World Carfree Network uses the term “carfree movement” rather broadly, to refer to:
- those promoting alternatives to car dependence and car culture, including alternative modes such as cycling, walking and public transport;
- those promoting carfree lifestyle choices, within either a car-dependent, car-lite* or carfree local context;
- those promoting the building of (usually mixed-use) carfree environments# on either brownfield or greenfield sites (usually sited to ensure easy access to a variety of non-automotive transport modes);
- those promoting carfree days, using the events as tools to bring about long-term on-the-ground change in infrastructure and priorities (example: Bogota); and
- those promoting the transformation of existing villages, towns and cities (or parts of them) into carfree environments.#
* Car-lite – Either a person or place that is not completely carfree, but uses or allows for a variety of alternative transport modes in addition to the car. (Car-lite environments tend to still devote at least half the street space to the automobile, with street widths usually similar to those in car-dependent environments.) The New Urbanists – an influential North American group of architects, developers and planners – are an example of people who promote and build car-lite environments, expressly stating that the automobile must be accommodated.

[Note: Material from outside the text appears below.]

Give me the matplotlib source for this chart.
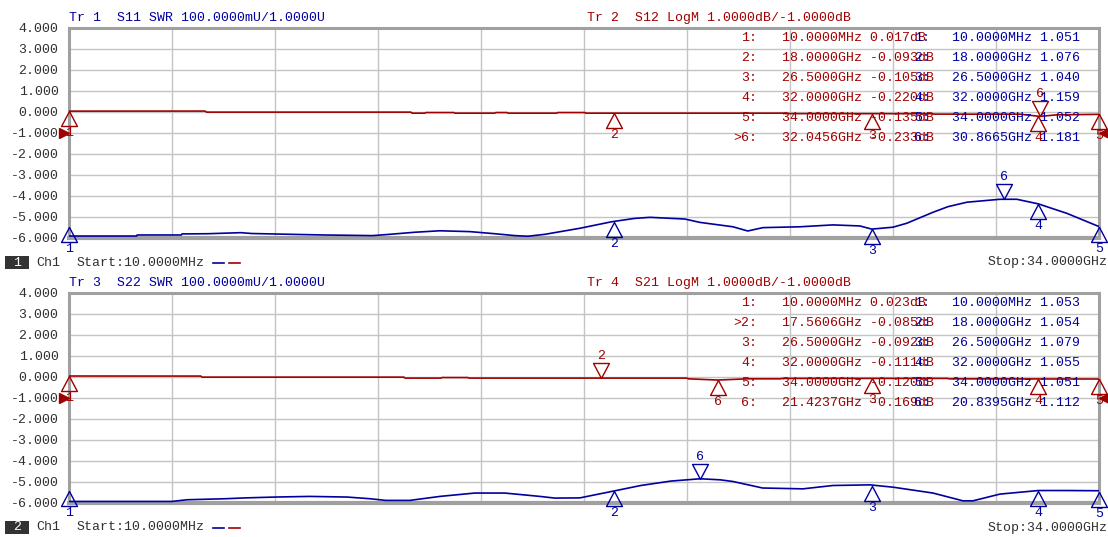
import numpy as np
import matplotlib
matplotlib.use("Agg")
import matplotlib.pyplot as plt
from matplotlib.path import Path
from matplotlib.patches import Rectangle
from matplotlib.lines import Line2D
from matplotlib.transforms import offset_copy

# ---------------- data ----------------
start_ghz = 0.01
stop_ghz = 34.0

# Panel 1, Tr1 S11 SWR
freq_s11 = [0.01, 2.24, 2.26, 3.72, 3.74, 4.59, 5.68, 6.04, 7.36, 8.42, 10.03, 10.50, 11.42,
            12.25, 13.24, 14.06, 14.72, 15.15, 15.71, 16.87, 17.92, 18.68, 19.18, 20.33, 20.83,
            21.92, 22.41, 22.91, 24.13, 25.22, 26.11, 26.50, 27.20, 27.66, 28.52, 29.02, 29.64,
            30.73, 31.29, 32.00, 32.94, 34.0]
swr_s11 = [1.007, 1.007, 1.012, 1.012, 1.017, 1.018, 1.023, 1.019, 1.015, 1.012, 1.009, 1.014, 1.025,
           1.032, 1.028, 1.018, 1.009, 1.006, 1.015, 1.044, 1.075, 1.091, 1.096, 1.088, 1.072,
           1.051, 1.031, 1.047, 1.051, 1.060, 1.055, 1.040, 1.049, 1.068, 1.120, 1.147, 1.168,
           1.182, 1.182, 1.160, 1.115, 1.052]

# Panel 1, Tr2 S12 LogM (dB)
freq_s12 = [0.01, 4.50, 4.55, 11.29, 11.33, 11.75, 11.79, 12.71, 12.75, 14.06, 14.10, 14.46,
            14.50, 16.10, 16.14, 17.03, 17.07, 23.60, 23.65, 28.50, 28.55, 31.40, 32.05, 32.60, 34.0]
db_s12 = [0.017, 0.020, -0.030, -0.030, -0.080, -0.080, -0.050, -0.050, -0.080, -0.080, -0.050, -0.050,
          -0.080, -0.080, -0.050, -0.050, -0.080, -0.080, -0.100, -0.105, -0.125, -0.130, -0.233, -0.160, -0.135]

# Panel 2, Tr3 S22 SWR
freq_s22 = [0.01, 3.40, 3.90, 5.18, 5.84, 6.83, 7.95, 9.18, 9.94, 10.46, 11.26, 12.25, 13.40, 14.39,
            15.55, 16.04, 16.87, 18.00, 18.88, 19.87, 20.84, 21.50, 21.92, 22.90, 24.23, 25.22, 26.44,
            27.20, 28.52, 29.51, 29.84, 30.73, 32.00, 32.94, 34.0]
swr_s22 = [1.005, 1.005, 1.013, 1.018, 1.022, 1.026, 1.029, 1.026, 1.018, 1.010, 1.010, 1.029, 1.045, 1.045,
           1.029, 1.021, 1.022, 1.055, 1.081, 1.102, 1.113, 1.108, 1.100, 1.069, 1.065, 1.081, 1.084,
           1.073, 1.045, 1.008, 1.008, 1.040, 1.057, 1.057, 1.056]

# Panel 2, Tr4 S21 LogM (dB)
freq_s21 = [0.01, 4.36, 4.40, 11.06, 11.10, 12.28, 12.32, 13.17, 13.21, 20.40, 20.45, 21.42,
            22.40, 23.50, 23.55, 29.00, 29.05, 34.0]
db_s21 = [0.023, 0.020, -0.030, -0.030, -0.076, -0.076, -0.050, -0.050, -0.076, -0.076, -0.110, -0.169,
          -0.110, -0.110, -0.090, -0.090, -0.110, -0.120]

# Marker tables (freq GHz, value)
mk_s12_f = [0.01, 18.0, 26.5, 32.0, 34.0, 32.0456]
mk_s12_v = [0.017, -0.093, -0.105, -0.220, -0.135, -0.233]
mk_s11_f = [0.01, 18.0, 26.5, 32.0, 34.0, 30.8665]
mk_s11_v = [1.051, 1.076, 1.040, 1.159, 1.052, 1.181]
mk_s21_f = [0.01, 17.5606, 26.5, 32.0, 34.0, 21.4237]
mk_s21_v = [0.023, -0.085, -0.092, -0.111, -0.120, -0.169]
mk_s22_f = [0.01, 18.0, 26.5, 32.0, 34.0, 20.8395]
mk_s22_v = [1.053, 1.054, 1.079, 1.055, 1.051, 1.112]

y_ticks = [4, 3, 2, 1, 0, -1, -2, -3, -4, -5, -6]

titles_swr = ["Tr 1  S11 SWR 100.0000mU/1.0000U", "Tr 3  S22 SWR 100.0000mU/1.0000U"]
titles_db = ["Tr 2  S12 LogM 1.0000dB/-1.0000dB", "Tr 4  S21 LogM 1.0000dB/-1.0000dB"]

# ---------------- style ----------------
W, H = 1108, 537
BLUE = "#0000A0"
RED = "#A00000"
TXT = "#303030"
FRAME = "#A0A0A0"
GRID = "#C4C4C4"
FONT = "Liberation Mono"
FS = 9.5

fig = plt.figure(figsize=(W / 100, H / 100), dpi=100)
fig.patch.set_facecolor("white")


def fx(x):
    return x / W


def fy(y):
    return 1 - y / H


def ftext(x, y, s, color=TXT, ha="left", **kw):
    fig.text(fx(x), fy(y), s, color=color, ha=ha, va="center",
             family=FONT, fontsize=FS, **kw)


up_path = Path([(0, 0), (-0.53, -1), (0.53, -1), (0, 0)],
               [Path.MOVETO, Path.LINETO, Path.LINETO, Path.CLOSEPOLY])
down_path = Path([(0, 0), (-0.53, 1), (0.53, 1), (0, 0)],
                 [Path.MOVETO, Path.LINETO, Path.LINETO, Path.CLOSEPOLY])


def fmt_freq(f):
    if f < 1:
        return f"{f * 1000:.4f}MHz"
    return f"{f:.4f}GHz"


def draw_marker(ax, f, v, n, color, down=False):
    ax.plot([f], [v], ls="none", marker=down_path if down else up_path, ms=21.6,
            mfc="none", mec=color, mew=1.0, clip_on=False, zorder=6)
    ax.annotate(str(n), (f, v), xytext=(0, 22 if down else -22), textcoords="offset pixels",
                ha="center", va="center", color=color, family=FONT, fontsize=FS,
                annotation_clip=False, zorder=6)


panels = [
    dict(top=27.5, f_swr=freq_s11, swr=swr_s11, f_db=freq_s12, db=db_s12,
         mk_db=(mk_s12_f, mk_s12_v), mk_swr=(mk_s11_f, mk_s11_v), active_db=6, down_db={6},
         down_swr={6}, chn="1"),
    dict(top=292.5, f_swr=freq_s22, swr=swr_s22, f_db=freq_s21, db=db_s21,
         mk_db=(mk_s21_f, mk_s21_v), mk_swr=(mk_s22_f, mk_s22_v), active_db=2, down_db={2},
         down_swr={6}, chn="2"),
]

for i, p in enumerate(panels):
    top = p["top"]
    bot = top + 210
    ax = fig.add_axes([fx(69), fy(bot), 1030 / W, 210 / H])
    ax.set_xlim(start_ghz, stop_ghz)
    ax.set_ylim(-6, 4)
    ax.set_xticks(np.linspace(start_ghz, stop_ghz, 11))
    ax.set_xticklabels([])
    ax.set_yticks(y_ticks)
    ax.set_yticklabels([f"{t:.3f}" for t in y_ticks], family=FONT, fontsize=FS, color=TXT)
    ax.tick_params(length=0, pad=7.5)
    ax.grid(True, color=GRID, lw=1.0)
    ax.set_axisbelow(True)
    for s in ax.spines.values():
        s.set_color(FRAME)
        s.set_linewidth(2.2)
    ax.spines["bottom"].set_linewidth(3)

    # SWR trace on its own scale: 100 mU/div, ref 1.0 U at bottom
    ax2 = ax.twinx()
    ax2.set_ylim(1.0, 2.0)
    ax2.set_yticks([])
    for s in ax2.spines.values():
        s.set_visible(False)

    ax.plot(p["f_db"], p["db"], color=RED, lw=1.2, zorder=5)
    ax2.plot(p["f_swr"], p["swr"], color=BLUE, lw=1.2, zorder=5)

    # reference arrows for LogM trace (ref -1 dB)
    tl = offset_copy(ax.transData, fig=fig, x=-5, y=0, units="dots")
    tr = offset_copy(ax.transData, fig=fig, x=5, y=0, units="dots")
    ax.plot([start_ghz], [-1], marker=">", ms=7, color=RED, transform=tl, clip_on=False, zorder=7)
    ax.plot([stop_ghz], [-1], marker="<", ms=7, color=RED, transform=tr, clip_on=False, zorder=7)

    mf, mv = p["mk_db"]
    for k, (f, v) in enumerate(zip(mf, mv), start=1):
        draw_marker(ax, f, v, k, RED, down=(k in p["down_db"]))
    sf, sv = p["mk_swr"]
    for k, (f, v) in enumerate(zip(sf, sv), start=1):
        draw_marker(ax2, f, v, k, BLUE, down=(k in p["down_swr"]))

    # titles
    ty = top - 9.5
    ftext(69, ty, titles_swr[i], color=BLUE)
    ftext(587, ty, titles_db[i], color=RED)

    # marker tables
    for k in range(6):
        ry = top + 10.5 + 20 * k
        lab = (">" if (k + 1) == p["active_db"] else "") + f"{k + 1}:"
        ftext(757, ry, lab, color=RED, ha="right")
        ftext(782, ry, f"{fmt_freq(mf[k])} {mv[k]:.3f}dB", color=RED)
        ftext(930, ry, f"{k + 1}:", color=BLUE, ha="right")
        ftext(952, ry, f"{fmt_freq(sf[k])} {sv[k]:.3f}", color=BLUE)

    # footer
    fy0 = bot + 25
    fig.patches.append(Rectangle((fx(5), fy(fy0 + 6.5)), 24 / W, 13 / H,
                                 transform=fig.transFigure, facecolor="#333333",
                                 edgecolor="none"))
    ftext(17, fy0, p["chn"], color="white", ha="center")
    ftext(36, fy0, "Ch1")
    ftext(77, fy0, f"Start:{fmt_freq(start_ghz)}")
    fig.lines.append(Line2D([fx(213), fx(224)], [fy(fy0), fy(fy0)], color=BLUE, lw=1.2,
                            transform=fig.transFigure))
    fig.lines.append(Line2D([fx(229), fx(240)], [fy(fy0), fy(fy0)], color=RED, lw=1.2,
                            transform=fig.transFigure))
    ftext(1108, fy0, f"Stop:{fmt_freq(stop_ghz)}", ha="right")

fig.savefig("out.png", dpi=100, facecolor="white")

# Carfree environments – Places that do not accommodate (permit the entry of) automobiles. (An “environment” can be a an entire village, town or city; a portion of a village, town or city; or a place such as a resort, intentional community or university.) Some carfree environments allow motorised vehicles for deliveries and emergency services; other such places use non-motorised alternatives for some or all of these purposes, which is preferable if feasible. Some carfree environments have peripheral parking, and are thus still somewhat car-dependent; therefore solutions should be sought to avoid this. Some people take things a step further and work to encourage local use of local products, thus reducing the dependence of their carfree environment on long-distance goods transport and supporting the local economy over the transnational economy.